Last year, in a study of key financial risks, in which 2,415 experts from 86 countries participated, Allianz Risk Barometer placed “possible failures in large-scale production” in first place. This risk surpassed fires and other natural disasters. This makes sense, because ordinary people as well as global financial players are tied into the production sector. Interruptions in production bring huge financial problems, because even banking empires can collapse, and ordinary people get stuck in loans, or even sink.

The financial risks described in the study, plus the growth of cyber threats at the state level, the loss of data – both of individuals and juridical entities – can hit literally everyone. And could it really be an accident that more and more analysts are saying that right now, while there is still an opportunity, it is important to give yourself a safety cushion by generating savings, due to the extreme instability of the financial sector. There are many reasons for such predictions: interest rates in banks are rising, debts, personal and corporate, are accumulating, and stock markets are weathering heavy storms.

Money in the state and in our pockets

Needless to say, global financial risks have an impact on banks in every country and on those banks’ clients. And if, globally, everyday individual bank users aren’t able to exert much influence, at least they can take care of their personal financial well-being. And, before global financial turmoil descends, they should do everything they can not to fall into the trap which, even without the crisis, could put a hole in their pocket.      

So, traditional banks, both in small countries and superpowers, are informing their clients about the following risks at least. First, it is important for clients to know that the value of the securities and the income from them may fluctuate, and that this directly affects the value of the assets belonging to them personally. The second is about economic risk. It is associated with a change in the country’s economic situation, for example, excessive inflation, or when a recession is announced.

Inflation risk, according to many analysts, is among the most serious risks, and is directly related to production. Inflation risk is associated with the depreciation of money (the real cost of capital), a decrease in real monetary income and profits due to inflation. Raw materials, which are used in production, as well as components, become more expensive relative to the increase in the cost of finished products.

It is the manufacturer who is dealt the first blow, and then, along the chain, it impacts others, including, of course, the consumers. During a period of inflation, every day for the same amount of money you can buy fewer and fewer goods and services – compared to how it was before. With inflation, hikes often happen: the finished products of one company may rise in price faster than similar ones among competitors, prices go down and up again, and so on. And as a result everyone ends up facing financial losses.

Political steps into the currency abyss

Next is political risk. Even the most ordinary clients can feel a powerful blow to their wallets due to political decisions at the state level. For example, announcing and falling under sanctions, restricting the ability to make certain investments, develop certain industries and types of business. Political instability makes the economic system in the country unstable as well. The inverse can also happen: economic instability leads to political chaos.

Also, another risk that customers are warned about in reputable banks is currency risk. It is associated with losses due to currency rate fluctuations (and these may also fluctuate due to an unhealthy political climate).
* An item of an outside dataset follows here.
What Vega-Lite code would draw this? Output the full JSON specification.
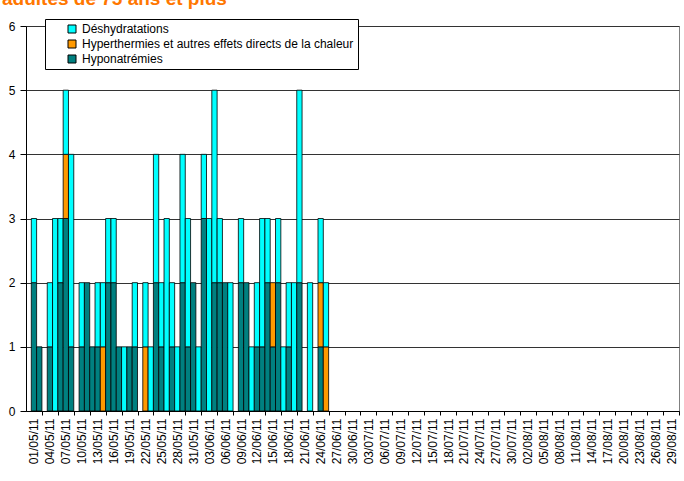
{
  "$schema": "https://vega.github.io/schema/vega-lite/v6.json",
  "width": 653,
  "height": 385,
  "autosize": "none",
  "padding": {"left": 26, "top": 26, "right": 5, "bottom": 70},
  "background": "white",
  "title": {
    "text": "adultes de 75 ans et plus",
    "anchor": "start",
    "frame": "group",
    "color": "#FF7700",
    "font": "Liberation Sans",
    "fontSize": 19,
    "fontWeight": "bold",
    "baseline": "alphabetic",
    "dx": -24,
    "dy": 18,
    "offset": 13
  },
  "config": {
    "view": {"stroke": "#808080", "strokeWidth": 1},
    "font": "Liberation Sans"
  },
  "data": {
    "values": [
      {"d": "01/05/11", "c": "Hyponatrémies", "n": 2}, {"d": "01/05/11", "c": "Déshydratations", "n": 1},
      {"d": "02/05/11", "c": "Hyponatrémies", "n": 1},
      {"d": "04/05/11", "c": "Hyponatrémies", "n": 1}, {"d": "04/05/11", "c": "Déshydratations", "n": 1},
      {"d": "05/05/11", "c": "Déshydratations", "n": 3},
      {"d": "06/05/11", "c": "Hyponatrémies", "n": 2}, {"d": "06/05/11", "c": "Déshydratations", "n": 1},
      {"d": "07/05/11", "c": "Hyponatrémies", "n": 3}, {"d": "07/05/11", "c": "Hyperthermies et autres effets directs de la chaleur", "n": 1}, {"d": "07/05/11", "c": "Déshydratations", "n": 1},
      {"d": "08/05/11", "c": "Hyponatrémies", "n": 1}, {"d": "08/05/11", "c": "Déshydratations", "n": 3},
      {"d": "10/05/11", "c": "Hyponatrémies", "n": 1}, {"d": "10/05/11", "c": "Déshydratations", "n": 1},
      {"d": "11/05/11", "c": "Hyponatrémies", "n": 2},
      {"d": "12/05/11", "c": "Hyponatrémies", "n": 1},
      {"d": "13/05/11", "c": "Hyponatrémies", "n": 1}, {"d": "13/05/11", "c": "Déshydratations", "n": 1},
      {"d": "14/05/11", "c": "Hyperthermies et autres effets directs de la chaleur", "n": 1}, {"d": "14/05/11", "c": "Déshydratations", "n": 1},
      {"d": "15/05/11", "c": "Hyponatrémies", "n": 2}, {"d": "15/05/11", "c": "Déshydratations", "n": 1},
      {"d": "16/05/11", "c": "Hyponatrémies", "n": 2}, {"d": "16/05/11", "c": "Déshydratations", "n": 1},
      {"d": "17/05/11", "c": "Hyponatrémies", "n": 1},
      {"d": "18/05/11", "c": "Déshydratations", "n": 1},
      {"d": "19/05/11", "c": "Hyponatrémies", "n": 1},
      {"d": "20/05/11", "c": "Hyponatrémies", "n": 1}, {"d": "20/05/11", "c": "Déshydratations", "n": 1},
      {"d": "22/05/11", "c": "Hyperthermies et autres effets directs de la chaleur", "n": 1}, {"d": "22/05/11", "c": "Déshydratations", "n": 1},
      {"d": "23/05/11", "c": "Déshydratations", "n": 1},
      {"d": "24/05/11", "c": "Hyponatrémies", "n": 2}, {"d": "24/05/11", "c": "Déshydratations", "n": 2},
      {"d": "25/05/11", "c": "Hyponatrémies", "n": 1}, {"d": "25/05/11", "c": "Déshydratations", "n": 1},
      {"d": "26/05/11", "c": "Déshydratations", "n": 3},
      {"d": "27/05/11", "c": "Hyponatrémies", "n": 1}, {"d": "27/05/11", "c": "Déshydratations", "n": 1},
      {"d": "28/05/11", "c": "Déshydratations", "n": 1},
      {"d": "29/05/11", "c": "Hyponatrémies", "n": 2}, {"d": "29/05/11", "c": "Déshydratations", "n": 2},
      {"d": "30/05/11", "c": "Hyponatrémies", "n": 1}, {"d": "30/05/11", "c": "Déshydratations", "n": 2},
      {"d": "31/05/11", "c": "Hyponatrémies", "n": 2},
      {"d": "01/06/11", "c": "Déshydratations", "n": 1},
      {"d": "02/06/11", "c": "Hyponatrémies", "n": 3}, {"d": "02/06/11", "c": "Déshydratations", "n": 1},
      {"d": "03/06/11", "c": "Déshydratations", "n": 3},
      {"d": "04/06/11", "c": "Hyponatrémies", "n": 2}, {"d": "04/06/11", "c": "Déshydratations", "n": 3},
      {"d": "05/06/11", "c": "Hyponatrémies", "n": 2}, {"d": "05/06/11", "c": "Déshydratations", "n": 1},
      {"d": "06/06/11", "c": "Hyponatrémies", "n": 2},
      {"d": "07/06/11", "c": "Déshydratations", "n": 2},
      {"d": "09/06/11", "c": "Hyponatrémies", "n": 2}, {"d": "09/06/11", "c": "Déshydratations", "n": 1},
      {"d": "10/06/11", "c": "Hyponatrémies", "n": 2},
      {"d": "11/06/11", "c": "Déshydratations", "n": 1},
      {"d": "12/06/11", "c": "Hyponatrémies", "n": 1}, {"d": "12/06/11", "c": "Déshydratations", "n": 1},
      {"d": "13/06/11", "c": "Hyponatrémies", "n": 1}, {"d": "13/06/11", "c": "Déshydratations", "n": 2},
      {"d": "14/06/11", "c": "Hyponatrémies", "n": 2}, {"d": "14/06/11", "c": "Déshydratations", "n": 1},
      {"d": "15/06/11", "c": "Hyponatrémies", "n": 1}, {"d": "15/06/11", "c": "Hyperthermies et autres effets directs de la chaleur", "n": 1},
      {"d": "16/06/11", "c": "Hyponatrémies", "n": 2}, {"d": "16/06/11", "c": "Déshydratations", "n": 1},
      {"d": "17/06/11", "c": "Déshydratations", "n": 1},
      {"d": "18/06/11", "c": "Hyponatrémies", "n": 1}, {"d": "18/06/11", "c": "Déshydratations", "n": 1},
      {"d": "19/06/11", "c": "Déshydratations", "n": 2},
      {"d": "20/06/11", "c": "Hyponatrémies", "n": 2}, {"d": "20/06/11", "c": "Déshydratations", "n": 3},
      {"d": "22/06/11", "c": "Déshydratations", "n": 2},
      {"d": "24/06/11", "c": "Hyponatrémies", "n": 1}, {"d": "24/06/11", "c": "Hyperthermies et autres effets directs de la chaleur", "n": 1}, {"d": "24/06/11", "c": "Déshydratations", "n": 1},
      {"d": "25/06/11", "c": "Hyperthermies et autres effets directs de la chaleur", "n": 1}, {"d": "25/06/11", "c": "Déshydratations", "n": 1}
    ]
  },
  "mark": {"type": "bar", "stroke": "#000000", "strokeWidth": 0.8},
  "encoding": {
    "x": {
      "field": "d",
      "type": "nominal",
      "sort": null,
      "scale": {
        "domain": ["30/04/11",
          "01/05/11","02/05/11","03/05/11","04/05/11","05/05/11","06/05/11","07/05/11","08/05/11","09/05/11","10/05/11",
          "11/05/11","12/05/11","13/05/11","14/05/11","15/05/11","16/05/11","17/05/11","18/05/11","19/05/11","20/05/11",
          "21/05/11","22/05/11","23/05/11","24/05/11","25/05/11","26/05/11","27/05/11","28/05/11","29/05/11","30/05/11","31/05/11",
          "01/06/11","02/06/11","03/06/11","04/06/11","05/06/11","06/06/11","07/06/11","08/06/11","09/06/11","10/06/11",
          "11/06/11","12/06/11","13/06/11","14/06/11","15/06/11","16/06/11","17/06/11","18/06/11","19/06/11","20/06/11",
          "21/06/11","22/06/11","23/06/11","24/06/11","25/06/11","26/06/11","27/06/11","28/06/11","29/06/11","30/06/11",
          "01/07/11","02/07/11","03/07/11","04/07/11","05/07/11","06/07/11","07/07/11","08/07/11","09/07/11","10/07/11",
          "11/07/11","12/07/11","13/07/11","14/07/11","15/07/11","16/07/11","17/07/11","18/07/11","19/07/11","20/07/11",
          "21/07/11","22/07/11","23/07/11","24/07/11","25/07/11","26/07/11","27/07/11","28/07/11","29/07/11","30/07/11","31/07/11",
          "01/08/11","02/08/11","03/08/11","04/08/11","05/08/11","06/08/11","07/08/11","08/08/11","09/08/11","10/08/11",
          "11/08/11","12/08/11","13/08/11","14/08/11","15/08/11","16/08/11","17/08/11","18/08/11","19/08/11","20/08/11",
          "21/08/11","22/08/11","23/08/11","24/08/11","25/08/11","26/08/11","27/08/11","28/08/11","29/08/11","30/08/11"],
        "paddingInner": 0,
        "paddingOuter": 0
      },
      "axis": {
        "title": null,
        "values": ["01/05/11","04/05/11","07/05/11","10/05/11","13/05/11","16/05/11","19/05/11","22/05/11","25/05/11","28/05/11","31/05/11",
          "03/06/11","06/06/11","09/06/11","12/06/11","15/06/11","18/06/11","21/06/11","24/06/11","27/06/11","30/06/11",
          "03/07/11","06/07/11","09/07/11","12/07/11","15/07/11","18/07/11","21/07/11","24/07/11","27/07/11","30/07/11",
          "02/08/11","05/08/11","08/08/11","11/08/11","14/08/11","17/08/11","20/08/11","23/08/11","26/08/11","29/08/11"],
        "labelAngle": -90,
        "labelFont": "Liberation Sans",
        "labelFontSize": 12,
        "labelColor": "#000000",
        "labelPadding": 3,
        "tickOffset": 8,
        "labelOffset": -8,
        "tickSize": 4,
        "tickColor": "#000000",
        "domainColor": "#000000",
        "domainWidth": 1,
        "grid": false
      }
    },
    "y": {
      "field": "n",
      "type": "quantitative",
      "aggregate": "sum",
      "stack": "zero",
      "scale": {"domain": [0, 6], "nice": false},
      "axis": {
        "title": null,
        "values": [0, 1, 2, 3, 4, 5, 6],
        "labelFont": "Liberation Sans",
        "labelFontSize": 12,
        "labelColor": "#000000",
        "labelPadding": 5,
        "tickSize": 6,
        "tickColor": "#000000",
        "domainColor": "#000000",
        "grid": true,
        "gridColor": "#333333",
        "gridWidth": 1,
        "gridOpacity": 1
      }
    },
    "color": {
      "field": "c",
      "type": "nominal",
      "scale": {
        "domain": ["Déshydratations", "Hyperthermies et autres effets directs de la chaleur", "Hyponatrémies"],
        "range": ["#00FFFF", "#FF9900", "#008080"]
      },
      "legend": {
        "title": null,
        "orient": "none",
        "legendX": 19,
        "legendY": -7,
        "direction": "vertical",
        "strokeColor": "#000000",
        "fillColor": "#FFFFFF",
        "padding": 4,
        "symbolType": "square",
        "symbolSize": 64,
        "symbolStrokeColor": "#000000",
        "symbolStrokeWidth": 1,
        "symbolOffset": 17,
        "labelFont": "Liberation Sans",
        "labelFontSize": 12,
        "labelColor": "#000000",
        "labelOffset": 4,
        "rowPadding": 3,
        "labelLimit": 400
      }
    },
    "order": {"field": "c", "sort": "descending"}
  }
}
For example, when the national currency appreciates in relation to the currency of payment, the exporter experiences a loss because they receive less profit. In turn, for an importer, currency risks arise if the rate of “currency of commodity price” increases in relation to “currency of payment for goods”.

Also, one should not forget about the risk of liquidity: when losses arise, since it is difficult, if not impossible, to sell currencies (or a financial instrument) on the market at a desired time and price. Also, do not forget about investment risks. Due to external factors (in particular, the above-mentioned political games) customers can simultaneously demand the sale or return of their investments, and this can sink any fund or even a large bank.

Credit payments – or debts

All this fits into the general concept of financial risk. And credit risk is separately distinguished. It is associated with the likelihood of non-payment (or substantial delay in payments) of the debt and interests by the borrower to the lender.

And, again, here everything is in one bundle. For example, when there is a crisis of power in a country – there is no clear tax policy and a common financial course (except for taking more and more money from the International Monetary Fund), manufacturers have problems because they can’t clearly plan the work of factories and plants – and, therefore, the schedule of payments on loans taken from banks. In cases like this, production can be re-registered, transferred to other countries, or even completely liquidated. All this hits people who work in production. And they in their turn face problems when paying out their loans.

Yes, when customers apply for certain loans, banks inform them about the various risks, and the first thing they warn about is how prepared a person or organization is to take on a certain amount of money and to pay out the sum in a timely fashion. The risk of default on the loan is directly linked with the inflation risk of the country on the whole. To the latter point, any single family could face salaries remaining the same while purchasing power decreases as prices rise. And as a result, there will be problems paying out the loan.

To sum up the above, the second half of 2019 is not the easiest of times, and the most important thing to be watchful for – problems in the manufacturing sector. After all, it can affect everyone. And the banks are also preparing for this, because everyone remembers well what happened to loan payments in 2008-2009. Draw your own conclusions.